▸ **Task prompt**: Starting with the first line below, extract each line through the one that contains "import seaborn as sns", inclusive, excluding pictures.

▸ **Data extract**:
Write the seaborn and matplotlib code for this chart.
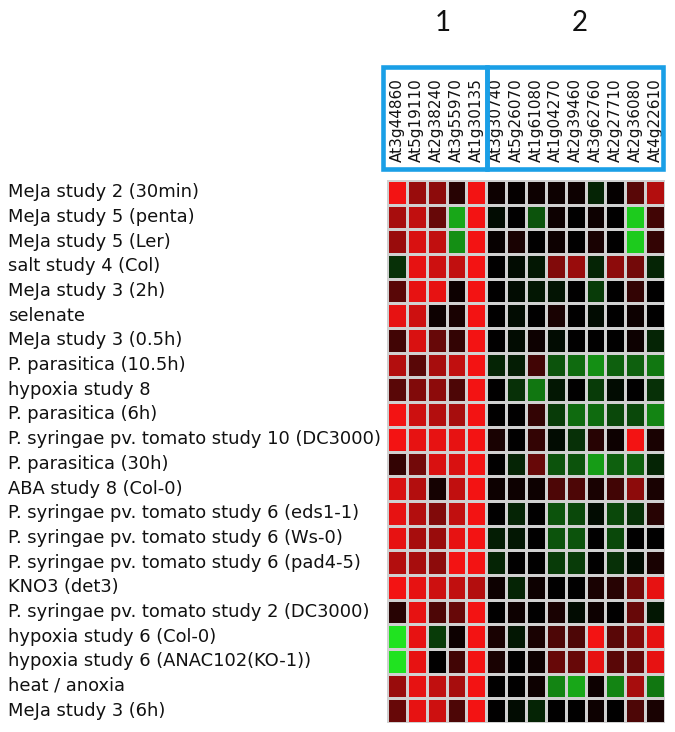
import numpy as np
import pandas as pd
import matplotlib
matplotlib.use("Agg")
import matplotlib.pyplot as plt
from matplotlib.colors import LinearSegmentedColormap
from matplotlib.patches import Rectangle
import seaborn as sns

conditions = [
    "MeJa study 2 (30min)",
    "MeJa study 5 (penta)",
    "MeJa study 5 (Ler)",
    "salt study 4 (Col)",
    "MeJa study 3 (2h)",
    "selenate",
    "MeJa study 3 (0.5h)",
    "P. parasitica (10.5h)",
    "hypoxia study 8",
    "P. parasitica (6h)",
    "P. syringae pv. tomato study 10 (DC3000)",
    "P. parasitica (30h)",
    "ABA study 8 (Col-0)",
    "P. syringae pv. tomato study 6 (eds1-1)",
    "P. syringae pv. tomato study 6 (Ws-0)",
    "P. syringae pv. tomato study 6 (pad4-5)",
    "KNO3 (det3)",
    "P. syringae pv. tomato study 2 (DC3000)",
    "hypoxia study 6 (Col-0)",
    "hypoxia study 6 (ANAC102(KO-1))",
    "heat / anoxia",
    "MeJa study 3 (6h)",
]

genes_group1 = ["At3g44860", "At5g19110", "At2g38240", "At3g55970", "At1g30135"]
genes_group2 = ["At3g30740", "At5g26070", "At1g61080", "At1g04270", "At2g39460",
                "At3g62760", "At2g27710", "At2g36080", "At4g22610"]
group_labels = ["1", "2"]

# relative expression (red = up, green = down)
values_group1 = [
    [0.95, 0.60, 0.55, 0.15, 0.95],
    [0.65, 0.75, 0.40, -0.70, 0.95],
    [0.60, 0.85, 0.75, -0.60, 0.95],
    [-0.20, 0.90, 0.80, 0.75, 0.95],
    [0.35, 0.90, 0.90, 0.05, 0.95],
    [0.90, 0.80, 0.05, 0.10, 0.95],
    [0.25, 0.85, 0.40, 0.20, 0.95],
    [0.70, 0.35, 0.65, 0.75, 0.95],
    [0.35, 0.50, 0.55, 0.30, 0.95],
    [0.95, 0.80, 0.70, 0.65, 0.95],
    [0.95, 0.90, 0.90, 0.90, 0.95],
    [0.20, 0.45, 0.85, 0.85, 0.95],
    [0.85, 0.70, 0.08, 0.75, 0.95],
    [0.90, 0.70, 0.50, 0.75, 0.95],
    [0.90, 0.65, 0.60, 0.90, 0.95],
    [0.70, 0.65, 0.55, 0.95, 0.95],
    [0.95, 0.90, 0.80, 0.75, 0.70],
    [0.15, 0.90, 0.30, 0.40, 0.95],
    [-0.95, 0.90, -0.25, 0.05, 0.95],
    [-0.95, 0.90, 0.00, 0.25, 0.95],
    [0.60, 0.90, 0.75, 0.65, 0.95],
    [0.40, 0.90, 0.80, 0.30, 0.95],
]
values_group2 = [
    [0.05, 0.02, 0.05, 0.05, 0.05, -0.15, 0.02, 0.35, 0.70],
    [-0.05, 0.00, -0.35, 0.05, 0.00, 0.05, 0.00, -0.85, 0.25],
    [0.03, 0.10, 0.00, 0.05, 0.00, 0.10, 0.00, -0.85, 0.20],
    [0.00, -0.05, -0.10, 0.50, 0.60, -0.15, 0.55, 0.45, -0.15],
    [0.00, -0.05, -0.10, -0.08, 0.00, -0.25, 0.00, 0.20, 0.00],
    [0.00, -0.05, 0.00, 0.10, 0.00, -0.05, 0.00, 0.05, 0.00],
    [0.00, -0.05, 0.05, -0.05, 0.00, 0.00, 0.00, 0.05, -0.15],
    [-0.15, -0.12, 0.25, -0.35, -0.45, -0.60, -0.40, -0.40, -0.50],
    [0.00, -0.20, -0.50, -0.10, 0.00, -0.25, -0.05, 0.00, -0.20],
    [0.00, 0.00, 0.20, -0.25, -0.45, -0.45, -0.30, -0.30, -0.55],
    [0.10, 0.00, 0.20, -0.05, -0.20, 0.15, 0.05, 0.95, 0.10],
    [0.00, -0.15, 0.40, -0.35, -0.35, -0.65, -0.40, -0.40, -0.15],
    [0.05, 0.05, 0.05, 0.30, 0.30, 0.10, 0.25, 0.55, 0.10],
    [0.00, -0.15, 0.00, -0.35, -0.30, -0.05, -0.30, -0.20, 0.15],
    [-0.12, -0.10, 0.00, -0.35, -0.35, 0.00, -0.30, 0.00, 0.00],
    [-0.15, 0.00, 0.00, -0.25, -0.25, 0.00, -0.20, -0.05, 0.10],
    [0.05, -0.15, 0.05, 0.00, 0.00, 0.10, 0.15, 0.45, 0.90],
    [0.00, 0.05, 0.00, 0.10, -0.05, 0.05, 0.00, 0.40, -0.10],
    [0.10, -0.10, 0.10, 0.30, 0.30, 0.95, 0.35, 0.50, 0.90],
    [0.10, 0.00, 0.05, 0.40, 0.40, 0.90, 0.35, 0.40, 0.90],
    [0.00, 0.00, 0.05, -0.55, -0.70, 0.05, -0.55, 0.65, -0.50],
    [0.00, -0.05, -0.15, 0.00, 0.00, 0.05, 0.00, 0.30, 0.10],
]

genes = genes_group1 + genes_group2
df = pd.DataFrame(np.hstack([np.array(values_group1), np.array(values_group2)]),
                  index=conditions, columns=genes)

cmap = LinearSegmentedColormap.from_list("gbr", ["#22ee22", "#000000", "#ff1414"])

W, H = 675, 732
fig = plt.figure(figsize=(W / 100, H / 100), dpi=100)
ax = fig.add_axes([387 / W, 1 - 723 / H, 278 / W, 543 / H])

sns.heatmap(df, ax=ax, cmap=cmap, vmin=-1, vmax=1, cbar=False,
            linewidths=1.0, linecolor="#d0d0d0")

ax.xaxis.tick_top()
ax.set_xticks(np.arange(len(genes)) + 0.5)
ax.set_xticklabels(genes, rotation=90, fontsize=11, family="DejaVu Sans",
                   color="#111111")
ax.tick_params(axis="x", length=0, pad=13)

ax.set_yticks(np.arange(len(conditions)) + 0.5)
ax.set_yticklabels(conditions, rotation=0, fontsize=12.9, family="DejaVu Sans",
                   color="#111111")
ax.tick_params(axis="y", length=0, pad=(387 - 8) * 0.72)
for lab in ax.get_yticklabels():
    lab.set_horizontalalignment("left")
ax.set_xlabel("")
ax.set_ylabel("")

box_color = "#1a9fe6"
for x0, x1 in [(382.5, 487), (487, 663)]:
    fig.patches.append(Rectangle((x0 / W, 1 - 168.5 / H), (x1 - x0) / W, (168.5 - 67) / H,
                                 transform=fig.transFigure, fill=False,
                                 ec=box_color, lw=3.3))

fig.text(443 / W, 1 - 23 / H, group_labels[0], fontsize=20, family="Lato",
         ha="center", va="center", color="#111111")
fig.text(580 / W, 1 - 23 / H, group_labels[1], fontsize=20, family="Lato",
         ha="center", va="center", color="#111111")

fig.savefig("out.png", dpi=100, facecolor="white")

▸ **Reply to the task**:
Write the seaborn and matplotlib code for this chart.
import numpy as np
import pandas as pd
import matplotlib
matplotlib.use("Agg")
import matplotlib.pyplot as plt
from matplotlib.colors import LinearSegmentedColormap
from matplotlib.patches import Rectangle
import seaborn as sns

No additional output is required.